[begin Given data]

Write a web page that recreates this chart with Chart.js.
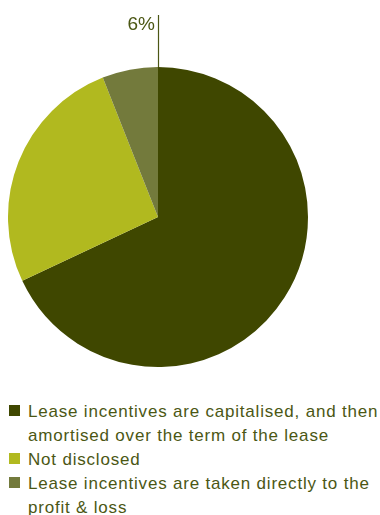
<!DOCTYPE html>
<html>
<head>
<meta charset="utf-8">
<script src="https://cdn.jsdelivr.net/npm/chart.js@4/dist/chart.umd.min.js"></script>
<style>
  html, body { margin: 0; padding: 0; background: #fff; }
  #wrap { position: relative; width: 380px; height: 515px; }
  #pie { position: absolute; left: 0; top: 0; }
  #legend {
    position: absolute; left: 0; top: 400px; width: 380px;
    font-family: "Liberation Sans", Arial, sans-serif; font-size: 17px;
    letter-spacing: 0.8px;
    line-height: 24px; color: #4b5714; margin: 0; padding: 0; list-style: none;
  }
  #legend li { position: relative; padding-left: 28px; }
  #legend li span {
    position: absolute; left: 9px; top: 5px; width: 11px; height: 11px;
  }
</style>
</head>
<body>
<div id="wrap">
  <canvas id="pie" width="380" height="390"></canvas>
  <ul id="legend"></ul>
</div>
<script>
const categories = [
  "Lease incentives are capitalised, and then amortised over the term of the lease",
  "Not disclosed",
  "Lease incentives are taken directly to the profit & loss"
];
const shares = [68, 26, 6];
const sliceColors = ["#3f4700", "#b1b91f", "#737a3c"];
const calloutIndex = 2;

// Legend built from the same categories and colours
const legend = document.getElementById("legend");
categories.forEach((name, i) => {
  const li = document.createElement("li");
  const sw = document.createElement("span");
  sw.style.background = sliceColors[i];
  li.appendChild(sw);
  li.appendChild(document.createTextNode(name));
  legend.appendChild(li);
});

// Leader line and percentage for the smallest slice
const calloutPlugin = {
  id: "callout",
  afterDatasetsDraw(chart) {
    const arc = chart.getDatasetMeta(0).data[calloutIndex];
    if (!arc) return;
    const { x, y, outerRadius, endAngle } = arc.getProps(["x", "y", "outerRadius", "endAngle"], true);
    const px = x + Math.cos(endAngle) * outerRadius;
    const py = y + Math.sin(endAngle) * outerRadius;
    const ctx = chart.ctx;
    ctx.save();
    ctx.strokeStyle = "#4b5714";
    ctx.lineWidth = 1.2;
    ctx.beginPath();
    ctx.moveTo(px + 0.5, py);
    ctx.lineTo(px + 0.5, py - 52);
    ctx.stroke();
    ctx.fillStyle = "#4b5714";
    ctx.font = "19px 'Liberation Sans', Arial, sans-serif";
    ctx.textAlign = "right";
    ctx.textBaseline = "alphabetic";
    ctx.fillText(shares[calloutIndex] + "%", px - 3, py - 37);
    ctx.restore();
  }
};

new Chart(document.getElementById("pie"), {
  type: "pie",
  data: {
    labels: categories,
    datasets: [{
      data: shares,
      backgroundColor: sliceColors,
      borderWidth: 0
    }]
  },
  options: {
    responsive: false,
    animation: false,
    layout: { padding: { left: 8, right: 72, top: 67, bottom: 23 } },
    plugins: {
      legend: { display: false },
      tooltip: { enabled: false }
    }
  },
  plugins: [calloutPlugin]
});
</script>
</body>
</html>
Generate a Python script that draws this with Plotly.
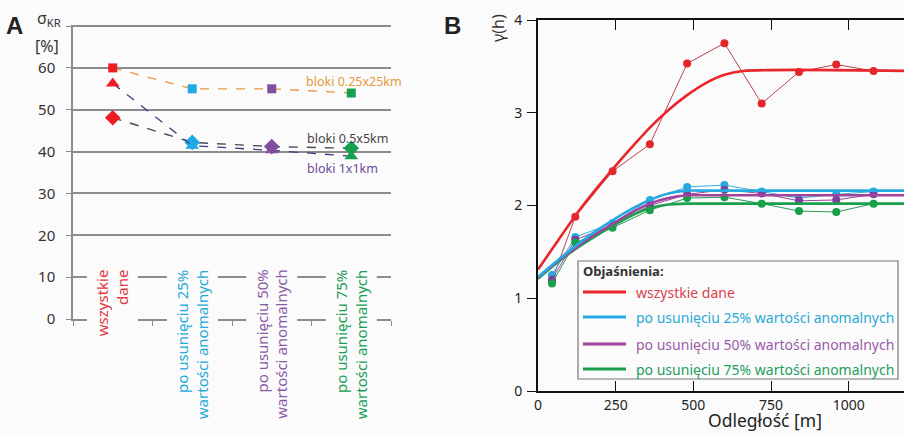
import plotly.graph_objects as go

W, H = 904, 434
BG = "#fbfbfb"

# ---------------- Panel A data ----------------
categories = ["wszystkie dane",
              "po usunięciu 25% wartości anomalnych",
              "po usunięciu 50% wartości anomalnych",
              "po usunięciu 75% wartości anomalnych"]
category_labels = ["wszystkie<br>dane",
                   "po usunięciu 25%<br>wartości anomalnych",
                   "po usunięciu 50%<br>wartości anomalnych",
                   "po usunięciu 75%<br>wartości anomalnych"]
category_text_colors = ["#e0363f", "#25a9d8", "#8a5aa8", "#1a9e55"]
category_marker_colors = ["#ee1c24", "#1fa9e6", "#7f4fa0", "#14a04e"]

series_names = ["bloki 0.25x25km", "bloki 0.5x5km", "bloki 1x1km"]
bloki_025x25 = [60.0, 55.0, 55.0, 54.0]
bloki_05x5 = [48.1, 42.2, 41.2, 40.8]
bloki_1x1 = [56.3, 41.4, 40.3, 38.9]
yticks_A = [0, 10, 20, 30, 40, 50, 60, 70]
yticklabels_A = ["0", "10", "20", "30", "40", "50", "60", " "]

# ---------------- Panel B data ----------------
lags = [45, 120, 240, 360, 480, 600, 720, 840, 960, 1080]
exp_all = [1.19, 1.88, 2.37, 2.66, 3.53, 3.75, 3.10, 3.44, 3.52, 3.45]
exp_25 = [1.25, 1.66, 1.81, 2.06, 2.20, 2.22, 2.15, 2.08, 2.12, 2.15]
exp_50 = [1.20, 1.63, 1.79, 2.00, 2.12, 2.17, 2.13, 2.05, 2.06, 2.12]
exp_75 = [1.16, 1.60, 1.76, 1.95, 2.08, 2.09, 2.02, 1.94, 1.93, 2.02]

model_h = [0, 60, 120, 180, 240, 300, 360, 420, 480, 540, 600, 660, 1200]
model_all = [1.31, 1.60, 1.89, 2.15, 2.39, 2.62, 2.84, 3.03, 3.19, 3.32, 3.41, 3.45, 3.45]
model_25 = [1.23, 1.40, 1.56, 1.71, 1.84, 1.96, 2.06, 2.13, 2.16, 2.16, 2.16, 2.16, 2.16]
model_50 = [1.22, 1.39, 1.54, 1.68, 1.80, 1.92, 2.02, 2.08, 2.11, 2.11, 2.11, 2.11, 2.11]
model_75 = [1.21, 1.38, 1.53, 1.66, 1.78, 1.89, 1.97, 2.01, 2.02, 2.02, 2.02, 2.02, 2.02]

legend_names = ["wszystkie dane",
                "po usunięciu 25% wartości anomalnych",
                "po usunięciu 50% wartości anomalnych",
                "po usunięciu 75% wartości anomalnych"]
model_colors = ["#e8262c", "#27aae1", "#a2449c", "#1aa04c"]
exp_line_colors = ["#b8434e", "#3ab0d8", "#9b4a9b", "#2a9a5a"]
exp_marker_colors = ["#e3262b", "#27aae1", "#7d3fa0", "#17a04a"]
legend_text_colors = ["#d9434f", "#2aaad5", "#9a5ba8", "#1f9e5c"]
xticks_B = [0, 250, 500, 750, 1000]
yticks_B = [0, 1, 2, 3, 4]

FONT = "Noto Sans"


def px(x):
    return x / W


def py(y):
    return 1 - y / H


fig = go.Figure()

# ---------- Panel A traces ----------
fig.add_trace(go.Scatter(x=categories, y=bloki_025x25, mode="lines+markers",
                         line=dict(color="#e39a3c", width=1.3, dash="dash"),
                         marker=dict(symbol="square", size=9, color=category_marker_colors),
                         xaxis="x", yaxis="y", showlegend=False))
fig.add_trace(go.Scatter(x=categories, y=bloki_05x5, mode="lines+markers",
                         line=dict(color="#4a4a55", width=1.4, dash="dash"),
                         marker=dict(symbol="diamond", size=12, color=category_marker_colors),
                         xaxis="x", yaxis="y", showlegend=False))
fig.add_trace(go.Scatter(x=categories, y=bloki_1x1, mode="lines+markers",
                         line=dict(color="#3d3d80", width=1.3, dash="dash"),
                         marker=dict(symbol="triangle-up", size=12, color=category_marker_colors),
                         xaxis="x", yaxis="y", showlegend=False))

# ---------- Panel B traces ----------
exps = [exp_all, exp_25, exp_50, exp_75]
models = [model_all, model_25, model_50, model_75]
for i in range(4):
    fig.add_trace(go.Scatter(x=lags, y=exps[i], mode="lines+markers",
                             line=dict(color=exp_line_colors[i], width=1),
                             marker=dict(symbol="circle", size=8, color=exp_marker_colors[i]),
                             xaxis="x2", yaxis="y2", showlegend=False))
for i in [3, 2, 1, 0]:
    fig.add_trace(go.Scatter(x=model_h, y=models[i], mode="lines",
                             line=dict(color=model_colors[i], width=2.6, shape="spline", smoothing=0.8),
                             xaxis="x2", yaxis="y2", showlegend=False))

annotations = []
shapes = []

# Category labels (rotated) in panel A
for c, lab, col in zip(categories, category_labels, category_text_colors):
    annotations.append(dict(x=c, y=13.4, xref="x", yref="y", text=lab, textangle=-90,
                            showarrow=False, xanchor="center", yanchor="top", align="right",
                            bgcolor=BG, borderpad=5,
                            font=dict(family=FONT, size=15, color=col)))

# Series labels in panel A
series_label_pos = [(304, 81, "#e39a3c"), (305, 138, "#444444"), (305, 168, "#6b4c9a")]
for name, (x, y, col) in zip(series_names, series_label_pos):
    annotations.append(dict(x=px(x), y=py(y), xref="paper", yref="paper", text=name,
                            showarrow=False, xanchor="left", yanchor="middle",
                            font=dict(family=FONT, size=12.5, color=col)))

# Panel letters and axis labels
annotations += [
    dict(x=px(14), y=py(25), xref="paper", yref="paper", text="<b>A</b>", showarrow=False,
         xanchor="center", yanchor="middle", font=dict(family="Liberation Sans", size=24, color="#222")),
    dict(x=px(452), y=py(25), xref="paper", yref="paper", text="<b>B</b>", showarrow=False,
         xanchor="center", yanchor="middle", font=dict(family="Liberation Sans", size=24, color="#222")),
    dict(x=px(35), y=py(18), xref="paper", yref="paper", text="σ<sub>KR</sub>", showarrow=False,
         xanchor="left", yanchor="middle", font=dict(family=FONT, size=16, color="#333")),
    dict(x=px(47), y=py(46), xref="paper", yref="paper", text="[%]", showarrow=False,
         xanchor="center", yanchor="middle", font=dict(family=FONT, size=16, color="#333")),
    dict(x=px(498), y=py(28), xref="paper", yref="paper", text="γ(h)", showarrow=False, textangle=-90,
         xanchor="center", yanchor="middle", font=dict(family=FONT, size=16, color="#333")),
    dict(x=px(765), y=py(434), xref="paper", yref="paper", text="Odległość [m]", showarrow=False,
         xanchor="center", yanchor="bottom", font=dict(family=FONT, size=17.5, color="#222")),
]

# Manual legend for panel B
shapes.append(dict(type="rect", xref="paper", yref="paper", x0=px(578), x1=px(898), y0=py(379), y1=py(261),
                   line=dict(color="#777", width=1.2), fillcolor=BG, layer="above"))
annotations.append(dict(x=px(581), y=py(271), xref="paper", yref="paper", text="<b>Objaśnienia:</b>",
                        showarrow=False, xanchor="left", yanchor="middle",
                        font=dict(family=FONT, size=13, color="#333")))
legend_y = [292, 317, 344, 369]
for name, ly, lc, tc in zip(legend_names, legend_y, model_colors, legend_text_colors):
    shapes.append(dict(type="line", xref="paper", yref="paper", x0=px(583), x1=px(626), y0=py(ly), y1=py(ly),
                       line=dict(color=lc, width=3), layer="above"))
    annotations.append(dict(x=px(634), y=py(ly), xref="paper", yref="paper", text=name,
                            showarrow=False, xanchor="left", yanchor="middle",
                            font=dict(family=FONT, size=14, color=tc)))

fig.update_layout(
    width=W, height=H,
    margin=dict(l=0, r=0, t=0, b=0, pad=0, autoexpand=False),
    paper_bgcolor=BG, plot_bgcolor=BG,
    font=dict(family=FONT, color="#333"),
    annotations=annotations,
    shapes=shapes,
    xaxis=dict(domain=[px(73), px(391)], type="category", range=[-0.5, 3.5], automargin=False,
               showticklabels=False, showgrid=False, zeroline=False,
               showline=True, linecolor="#8c8c8c", linewidth=1.5,
               ticks="outside", tickson="boundaries", ticklen=5, tickcolor="#8c8c8c",
               anchor="y"),
    yaxis=dict(domain=[py(319), py(25)], range=[0, 70.25], tickvals=yticks_A, ticktext=yticklabels_A,
               automargin=False,
               showgrid=True, gridcolor="#8c8c8c", gridwidth=1.5, zeroline=False,
               showline=True, linecolor="#8c8c8c", linewidth=1.5,
               ticks="outside", ticklen=5, tickcolor="#8c8c8c", ticklabelstandoff=8,
               tickfont=dict(family=FONT, size=15, color="#333"), anchor="x"),
    xaxis2=dict(domain=[px(538), 1.0], range=[0, 1178], tickvals=xticks_B, automargin=False,
                showgrid=False, zeroline=False, showline=True, linecolor="#111", linewidth=2,
                mirror="ticks", ticks="inside", ticklen=10, tickcolor="#111",
                tickfont=dict(family=FONT, size=14, color="#222"),
                anchor="y2"),
    yaxis2=dict(domain=[py(391), py(20)], range=[0, 4], tickvals=yticks_B, automargin=False,
                showgrid=False, zeroline=False, showline=True, linecolor="#111", linewidth=2,
                mirror="ticks", ticks="outside", ticklen=9, tickcolor="#111",
                tickfont=dict(family=FONT, size=14, color="#222"), ticklabelstandoff=2,
                anchor="x2"),
)

fig.write_html("out.html", config={"displayModeBar": False},
               post_script="document.body.style.margin='0';document.body.style.overflow='hidden';")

[end Given data]

● Objective
Reproduce, starting at the line containing "Generate a Python" and stopping after the line containing "1.94, 1.93, 2.02]", each of those lines exactly and no others; leave pictures out.

● Expected answer
Generate a Python script that draws this with Plotly.
import plotly.graph_objects as go

W, H = 904, 434
BG = "#fbfbfb"

# ---------------- Panel A data ----------------
categories = ["wszystkie dane",
              "po usunięciu 25% wartości anomalnych",
              "po usunięciu 50% wartości anomalnych",
              "po usunięciu 75% wartości anomalnych"]
category_labels = ["wszystkie<br>dane",
                   "po usunięciu 25%<br>wartości anomalnych",
                   "po usunięciu 50%<br>wartości anomalnych",
                   "po usunięciu 75%<br>wartości anomalnych"]
category_text_colors = ["#e0363f", "#25a9d8", "#8a5aa8", "#1a9e55"]
category_marker_colors = ["#ee1c24", "#1fa9e6", "#7f4fa0", "#14a04e"]

series_names = ["bloki 0.25x25km", "bloki 0.5x5km", "bloki 1x1km"]
bloki_025x25 = [60.0, 55.0, 55.0, 54.0]
bloki_05x5 = [48.1, 42.2, 41.2, 40.8]
bloki_1x1 = [56.3, 41.4, 40.3, 38.9]
yticks_A = [0, 10, 20, 30, 40, 50, 60, 70]
yticklabels_A = ["0", "10", "20", "30", "40", "50", "60", " "]

# ---------------- Panel B data ----------------
lags = [45, 120, 240, 360, 480, 600, 720, 840, 960, 1080]
exp_all = [1.19, 1.88, 2.37, 2.66, 3.53, 3.75, 3.10, 3.44, 3.52, 3.45]
exp_25 = [1.25, 1.66, 1.81, 2.06, 2.20, 2.22, 2.15, 2.08, 2.12, 2.15]
exp_50 = [1.20, 1.63, 1.79, 2.00, 2.12, 2.17, 2.13, 2.05, 2.06, 2.12]
exp_75 = [1.16, 1.60, 1.76, 1.95, 2.08, 2.09, 2.02, 1.94, 1.93, 2.02]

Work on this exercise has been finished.